DISTRICT COURT, E.D. NEW YORK
September 3, 1940
NEUVILLE et al.
The opinion of the court was delivered by: CAMPBELL
CAMPBELL, District Judge.
The defendant Abner B. Neuville is not a party to this motion, not having been served with the motion papers.
This is an action for the alleged infringement of a trade-mark "Paulette" registered by the plaintiff on May 7, 1940, and for unfair competition.
There is no diversity of citizenship, as plaintiff and defendants are all residents of the State of New York.
Plaintiff, in his complaint, prays for an injunction.
The defendant's answers raise issues as to infringement and unfair competition.
In the moving papers herein it is alleged that, not knowing of any prior registration, plaintiff has been using the name "Paulette" for ladies hosiery, sold by him at wholesale since 1926.
That in 1938 plaintiff applied for registration of his mark and then learned of a prior registration in 1924, by one Seymour Butt, Inc., of the trade-mark "Paulette" on ladies hats.
After his attempt to register the trademark "Paulette" in 1938, plaintiff acquired title to the trade-mark registered by Seymour Butt, Inc., in 1924, and on May 7, 1940, the United States Patent Office, on the application of plaintiff, registered the Trade-Mark 377,414 containing the word "Paulette" for hosiery, printed in the particular manner therein shown.
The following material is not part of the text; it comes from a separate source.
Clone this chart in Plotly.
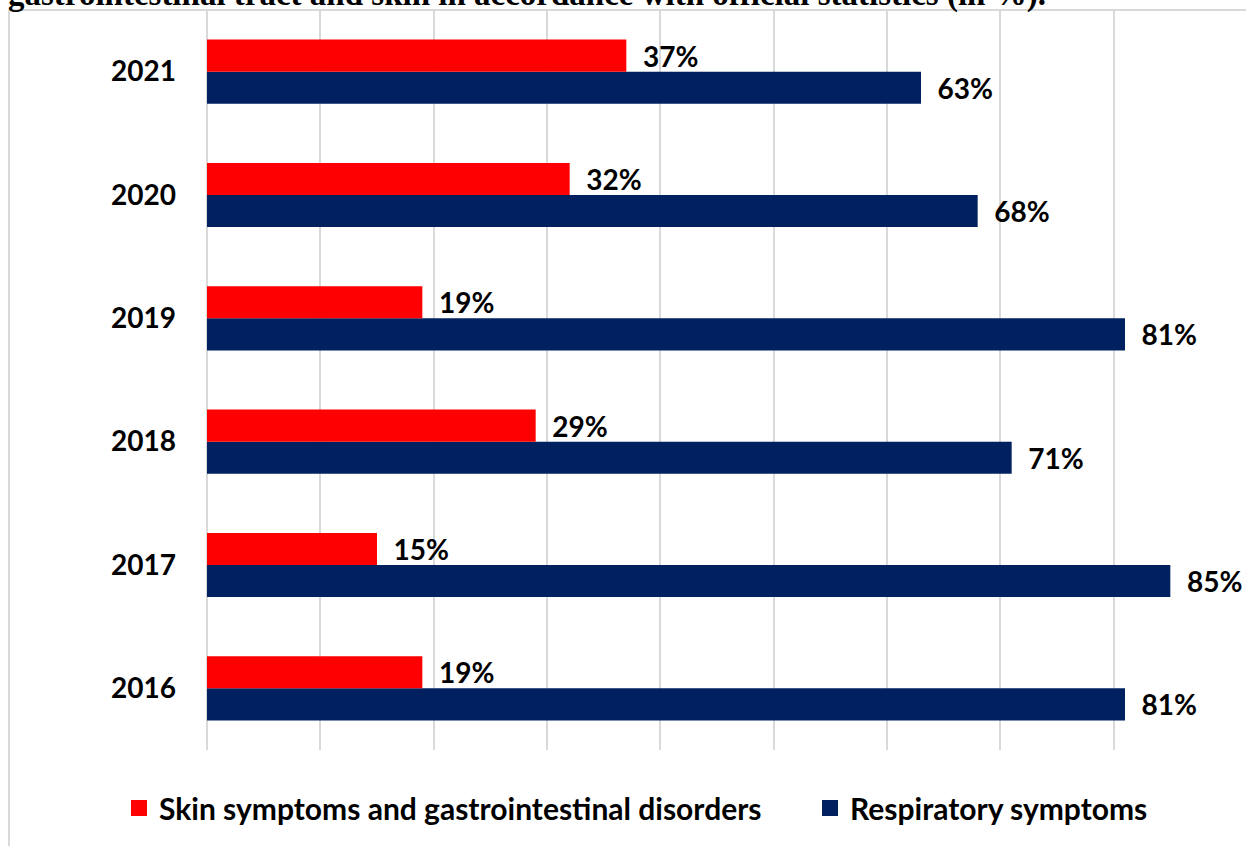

The defendants, with the exception of Abner B. Neuville, who is the husband of the defendant Paula B. Neuville, and employed by Paulette Shoppe as a salesman, on January 19, 1935, filed in the office of the Clerk of the County of Kings a certificate that they were conducting business under the name "Paulette Shoppe".
Since that time, said defendants have conducted a retail business under that name, and at the time of the hearing of this motion were conducting business under that name, at two places, towit: 706 Flatbush Avenue and 43 Lincoln Road, both in the Borough of Brooklyn, City of New York, and within the Eastern District of New York.
The word "Paulette" is a French adaptation of the given name of the defendant Paula B. Neuville.
Neither on the photographs, in evidence, of the defendant's two stores, nor on the stockings handled by defendants, which are in evidence, does it appear to me that there is any attempt to simulate the type in which the word "Paulette" appears in plaintiff's registered trade-mark, and in addition, both on the signs on the stores, and in the marking on the stockings, in evidence, the word "Paulette" is used in conjunction with the word "Shoppe".
It also appears that the defendants do not pack the stockings sold by them under the mark "Paulette Shoppe" in boxes which in any way simulate the boxes in which the plaintiff packs the stockings sold by him under the mark "Paulette", nor do defendants simulate the bands used by plaintiff in packing the stockings.
The defendants are engaged only in the retail and not in the wholesale business.
This action is brought under Section 99 and not under Section 96 of Title 15 U.S.Code, 15 U.S.C.A. §§ 99, 96.
On the evidence offered on this motion, I am not convinced that any one would be deceived into believing that the shoppes or stockings in question were those of the plaintiff, or that the plaintiff can succeed in showing a right to recover under the act, or for unfair competition.
Plaintiff and defendants should be afforded an opportunity to present whatever evidence they may be able to produce on the trial, as there are two causes of action, and even if plaintiff may not be able to sustain its cause of action for infringement, it may be able to sustain its cause of action for unfair competition of which this Court would have jurisdiction. Hurn v. Oursler, 289 U.S. 238, 53 S. Ct. 586, 77 L. Ed. 1148; L.E. Waterman Co. v. Gordon, 2 Cir., 72 F.2d 272.
A preliminary injunction should not be granted if there is substantial doubt as to plaintiff's right thereon. Guerlain Perfumery Corporation of Delaware v. Klein, D.C., 56 F.2d 439; Canadian Club Corporation v. Canada Dry Ginger Ale, 3 Cir., 46 F.2d 964; H. Mueller Mfg. Co. v. A.Y. McDonaly & Morrison Mfg. Co., C.C., 132 F. 585; Popular Mechanics Co. v. Fawcett Publications, Inc., D.C., 1 F.Supp. 292.
Defendants have been engaged in business under the the name "Paulette Shoppe" since 1935, without any action having been taken to stop them, by plaintiff's predecessor, and the plaintiff, even if it can succeed, will not suffer irreparable damage, in waiting for a trial until the October term, especially in view of the fact that said defendants have been in business since 1932, and there is no showing that they are not financially able to respond to any recovery that could be had against them.